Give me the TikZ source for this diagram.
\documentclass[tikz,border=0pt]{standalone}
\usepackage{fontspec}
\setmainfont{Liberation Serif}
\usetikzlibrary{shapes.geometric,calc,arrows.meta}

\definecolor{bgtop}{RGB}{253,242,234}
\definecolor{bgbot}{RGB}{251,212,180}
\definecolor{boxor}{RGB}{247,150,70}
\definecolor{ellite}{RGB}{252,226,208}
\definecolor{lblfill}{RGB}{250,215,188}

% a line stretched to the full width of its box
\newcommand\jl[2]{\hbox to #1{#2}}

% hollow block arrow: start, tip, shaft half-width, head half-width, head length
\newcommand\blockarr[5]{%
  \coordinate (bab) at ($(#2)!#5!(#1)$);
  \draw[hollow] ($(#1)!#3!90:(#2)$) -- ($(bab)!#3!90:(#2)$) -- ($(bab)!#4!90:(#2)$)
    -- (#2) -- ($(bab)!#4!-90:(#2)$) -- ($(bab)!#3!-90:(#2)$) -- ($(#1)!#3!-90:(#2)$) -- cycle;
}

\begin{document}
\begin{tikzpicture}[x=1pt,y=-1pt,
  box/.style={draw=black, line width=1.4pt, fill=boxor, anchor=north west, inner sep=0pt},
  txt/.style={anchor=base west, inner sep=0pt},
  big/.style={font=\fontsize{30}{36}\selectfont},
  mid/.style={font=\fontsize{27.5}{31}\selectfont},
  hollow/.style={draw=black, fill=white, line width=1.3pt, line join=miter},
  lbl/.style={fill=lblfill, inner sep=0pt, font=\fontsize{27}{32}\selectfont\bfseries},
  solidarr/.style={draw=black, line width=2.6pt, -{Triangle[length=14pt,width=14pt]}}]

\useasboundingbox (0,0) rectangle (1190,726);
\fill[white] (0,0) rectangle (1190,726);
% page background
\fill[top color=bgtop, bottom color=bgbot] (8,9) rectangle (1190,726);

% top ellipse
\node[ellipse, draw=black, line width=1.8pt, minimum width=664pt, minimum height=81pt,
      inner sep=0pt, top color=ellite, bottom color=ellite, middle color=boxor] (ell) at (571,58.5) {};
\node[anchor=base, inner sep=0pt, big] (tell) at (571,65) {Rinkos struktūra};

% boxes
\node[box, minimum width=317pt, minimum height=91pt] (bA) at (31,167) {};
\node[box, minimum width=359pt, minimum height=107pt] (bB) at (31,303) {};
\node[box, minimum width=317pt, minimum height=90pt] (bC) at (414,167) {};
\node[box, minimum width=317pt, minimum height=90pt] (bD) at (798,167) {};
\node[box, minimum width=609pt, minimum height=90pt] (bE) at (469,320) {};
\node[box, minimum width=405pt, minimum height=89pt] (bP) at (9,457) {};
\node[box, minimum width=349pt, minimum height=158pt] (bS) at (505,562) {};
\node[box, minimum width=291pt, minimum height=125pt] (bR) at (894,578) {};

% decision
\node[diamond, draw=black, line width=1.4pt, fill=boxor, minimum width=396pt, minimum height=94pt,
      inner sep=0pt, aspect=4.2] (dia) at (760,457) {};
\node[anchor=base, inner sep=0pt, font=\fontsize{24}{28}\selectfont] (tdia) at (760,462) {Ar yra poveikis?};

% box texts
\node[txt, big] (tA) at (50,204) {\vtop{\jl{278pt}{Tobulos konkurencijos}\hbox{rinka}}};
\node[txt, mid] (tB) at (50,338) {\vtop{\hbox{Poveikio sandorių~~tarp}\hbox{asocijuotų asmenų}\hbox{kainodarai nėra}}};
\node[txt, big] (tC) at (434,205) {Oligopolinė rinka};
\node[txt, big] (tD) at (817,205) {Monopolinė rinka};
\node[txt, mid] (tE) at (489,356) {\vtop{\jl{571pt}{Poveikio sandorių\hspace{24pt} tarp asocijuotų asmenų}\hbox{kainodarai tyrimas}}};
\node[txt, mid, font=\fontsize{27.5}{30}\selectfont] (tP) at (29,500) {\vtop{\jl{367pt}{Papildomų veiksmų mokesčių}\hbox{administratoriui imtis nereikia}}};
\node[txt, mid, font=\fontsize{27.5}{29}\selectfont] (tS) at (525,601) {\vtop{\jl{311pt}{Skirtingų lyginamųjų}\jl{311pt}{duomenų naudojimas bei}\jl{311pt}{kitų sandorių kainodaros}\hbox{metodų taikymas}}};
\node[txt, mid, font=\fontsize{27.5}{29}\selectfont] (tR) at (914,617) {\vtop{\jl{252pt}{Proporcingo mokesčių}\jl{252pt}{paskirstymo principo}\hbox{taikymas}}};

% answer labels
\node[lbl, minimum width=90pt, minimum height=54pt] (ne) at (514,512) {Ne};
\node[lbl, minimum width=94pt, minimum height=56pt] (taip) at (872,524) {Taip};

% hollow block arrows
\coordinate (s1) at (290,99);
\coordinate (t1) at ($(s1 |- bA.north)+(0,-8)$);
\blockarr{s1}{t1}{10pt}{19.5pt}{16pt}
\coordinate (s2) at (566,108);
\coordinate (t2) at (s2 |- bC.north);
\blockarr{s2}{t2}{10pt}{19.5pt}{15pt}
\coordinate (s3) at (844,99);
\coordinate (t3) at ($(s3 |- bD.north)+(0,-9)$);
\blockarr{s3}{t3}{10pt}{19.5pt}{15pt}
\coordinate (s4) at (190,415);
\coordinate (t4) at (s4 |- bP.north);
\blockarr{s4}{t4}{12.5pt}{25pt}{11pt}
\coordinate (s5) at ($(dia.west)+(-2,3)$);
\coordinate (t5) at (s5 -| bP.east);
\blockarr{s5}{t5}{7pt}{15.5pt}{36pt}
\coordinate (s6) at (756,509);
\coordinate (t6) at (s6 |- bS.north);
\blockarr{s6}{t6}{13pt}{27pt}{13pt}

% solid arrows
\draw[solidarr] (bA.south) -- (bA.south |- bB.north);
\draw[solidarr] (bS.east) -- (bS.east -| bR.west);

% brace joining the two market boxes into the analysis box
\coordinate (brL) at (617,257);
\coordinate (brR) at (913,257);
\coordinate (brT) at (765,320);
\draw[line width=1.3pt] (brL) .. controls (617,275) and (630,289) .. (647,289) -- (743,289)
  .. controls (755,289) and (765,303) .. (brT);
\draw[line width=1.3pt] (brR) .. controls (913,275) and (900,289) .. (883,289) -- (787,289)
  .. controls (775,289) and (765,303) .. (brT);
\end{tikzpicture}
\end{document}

====

What is required
Reproduce the listing above verbatim, from first line to last.

Answer in full
Give me the TikZ source for this diagram.
\documentclass[tikz,border=0pt]{standalone}
\usepackage{fontspec}
\setmainfont{Liberation Serif}
\usetikzlibrary{shapes.geometric,calc,arrows.meta}

\definecolor{bgtop}{RGB}{253,242,234}
\definecolor{bgbot}{RGB}{251,212,180}
\definecolor{boxor}{RGB}{247,150,70}
\definecolor{ellite}{RGB}{252,226,208}
\definecolor{lblfill}{RGB}{250,215,188}

% a line stretched to the full width of its box
\newcommand\jl[2]{\hbox to #1{#2}}

% hollow block arrow: start, tip, shaft half-width, head half-width, head length
\newcommand\blockarr[5]{%
  \coordinate (bab) at ($(#2)!#5!(#1)$);
  \draw[hollow] ($(#1)!#3!90:(#2)$) -- ($(bab)!#3!90:(#2)$) -- ($(bab)!#4!90:(#2)$)
    -- (#2) -- ($(bab)!#4!-90:(#2)$) -- ($(bab)!#3!-90:(#2)$) -- ($(#1)!#3!-90:(#2)$) -- cycle;
}

\begin{document}
\begin{tikzpicture}[x=1pt,y=-1pt,
  box/.style={draw=black, line width=1.4pt, fill=boxor, anchor=north west, inner sep=0pt},
  txt/.style={anchor=base west, inner sep=0pt},
  big/.style={font=\fontsize{30}{36}\selectfont},
  mid/.style={font=\fontsize{27.5}{31}\selectfont},
  hollow/.style={draw=black, fill=white, line width=1.3pt, line join=miter},
  lbl/.style={fill=lblfill, inner sep=0pt, font=\fontsize{27}{32}\selectfont\bfseries},
  solidarr/.style={draw=black, line width=2.6pt, -{Triangle[length=14pt,width=14pt]}}]

\useasboundingbox (0,0) rectangle (1190,726);
\fill[white] (0,0) rectangle (1190,726);
% page background
\fill[top color=bgtop, bottom color=bgbot] (8,9) rectangle (1190,726);

% top ellipse
\node[ellipse, draw=black, line width=1.8pt, minimum width=664pt, minimum height=81pt,
      inner sep=0pt, top color=ellite, bottom color=ellite, middle color=boxor] (ell) at (571,58.5) {};
\node[anchor=base, inner sep=0pt, big] (tell) at (571,65) {Rinkos struktūra};

% boxes
\node[box, minimum width=317pt, minimum height=91pt] (bA) at (31,167) {};
\node[box, minimum width=359pt, minimum height=107pt] (bB) at (31,303) {};
\node[box, minimum width=317pt, minimum height=90pt] (bC) at (414,167) {};
\node[box, minimum width=317pt, minimum height=90pt] (bD) at (798,167) {};
\node[box, minimum width=609pt, minimum height=90pt] (bE) at (469,320) {};
\node[box, minimum width=405pt, minimum height=89pt] (bP) at (9,457) {};
\node[box, minimum width=349pt, minimum height=158pt] (bS) at (505,562) {};
\node[box, minimum width=291pt, minimum height=125pt] (bR) at (894,578) {};

% decision
\node[diamond, draw=black, line width=1.4pt, fill=boxor, minimum width=396pt, minimum height=94pt,
      inner sep=0pt, aspect=4.2] (dia) at (760,457) {};
\node[anchor=base, inner sep=0pt, font=\fontsize{24}{28}\selectfont] (tdia) at (760,462) {Ar yra poveikis?};

% box texts
\node[txt, big] (tA) at (50,204) {\vtop{\jl{278pt}{Tobulos konkurencijos}\hbox{rinka}}};
\node[txt, mid] (tB) at (50,338) {\vtop{\hbox{Poveikio sandorių~~tarp}\hbox{asocijuotų asmenų}\hbox{kainodarai nėra}}};
\node[txt, big] (tC) at (434,205) {Oligopolinė rinka};
\node[txt, big] (tD) at (817,205) {Monopolinė rinka};
\node[txt, mid] (tE) at (489,356) {\vtop{\jl{571pt}{Poveikio sandorių\hspace{24pt} tarp asocijuotų asmenų}\hbox{kainodarai tyrimas}}};
\node[txt, mid, font=\fontsize{27.5}{30}\selectfont] (tP) at (29,500) {\vtop{\jl{367pt}{Papildomų veiksmų mokesčių}\hbox{administratoriui imtis nereikia}}};
\node[txt, mid, font=\fontsize{27.5}{29}\selectfont] (tS) at (525,601) {\vtop{\jl{311pt}{Skirtingų lyginamųjų}\jl{311pt}{duomenų naudojimas bei}\jl{311pt}{kitų sandorių kainodaros}\hbox{metodų taikymas}}};
\node[txt, mid, font=\fontsize{27.5}{29}\selectfont] (tR) at (914,617) {\vtop{\jl{252pt}{Proporcingo mokesčių}\jl{252pt}{paskirstymo principo}\hbox{taikymas}}};

% answer labels
\node[lbl, minimum width=90pt, minimum height=54pt] (ne) at (514,512) {Ne};
\node[lbl, minimum width=94pt, minimum height=56pt] (taip) at (872,524) {Taip};

% hollow block arrows
\coordinate (s1) at (290,99);
\coordinate (t1) at ($(s1 |- bA.north)+(0,-8)$);
\blockarr{s1}{t1}{10pt}{19.5pt}{16pt}
\coordinate (s2) at (566,108);
\coordinate (t2) at (s2 |- bC.north);
\blockarr{s2}{t2}{10pt}{19.5pt}{15pt}
\coordinate (s3) at (844,99);
\coordinate (t3) at ($(s3 |- bD.north)+(0,-9)$);
\blockarr{s3}{t3}{10pt}{19.5pt}{15pt}
\coordinate (s4) at (190,415);
\coordinate (t4) at (s4 |- bP.north);
\blockarr{s4}{t4}{12.5pt}{25pt}{11pt}
\coordinate (s5) at ($(dia.west)+(-2,3)$);
\coordinate (t5) at (s5 -| bP.east);
\blockarr{s5}{t5}{7pt}{15.5pt}{36pt}
\coordinate (s6) at (756,509);
\coordinate (t6) at (s6 |- bS.north);
\blockarr{s6}{t6}{13pt}{27pt}{13pt}

% solid arrows
\draw[solidarr] (bA.south) -- (bA.south |- bB.north);
\draw[solidarr] (bS.east) -- (bS.east -| bR.west);

% brace joining the two market boxes into the analysis box
\coordinate (brL) at (617,257);
\coordinate (brR) at (913,257);
\coordinate (brT) at (765,320);
\draw[line width=1.3pt] (brL) .. controls (617,275) and (630,289) .. (647,289) -- (743,289)
  .. controls (755,289) and (765,303) .. (brT);
\draw[line width=1.3pt] (brR) .. controls (913,275) and (900,289) .. (883,289) -- (787,289)
  .. controls (775,289) and (765,303) .. (brT);
\end{tikzpicture}
\end{document}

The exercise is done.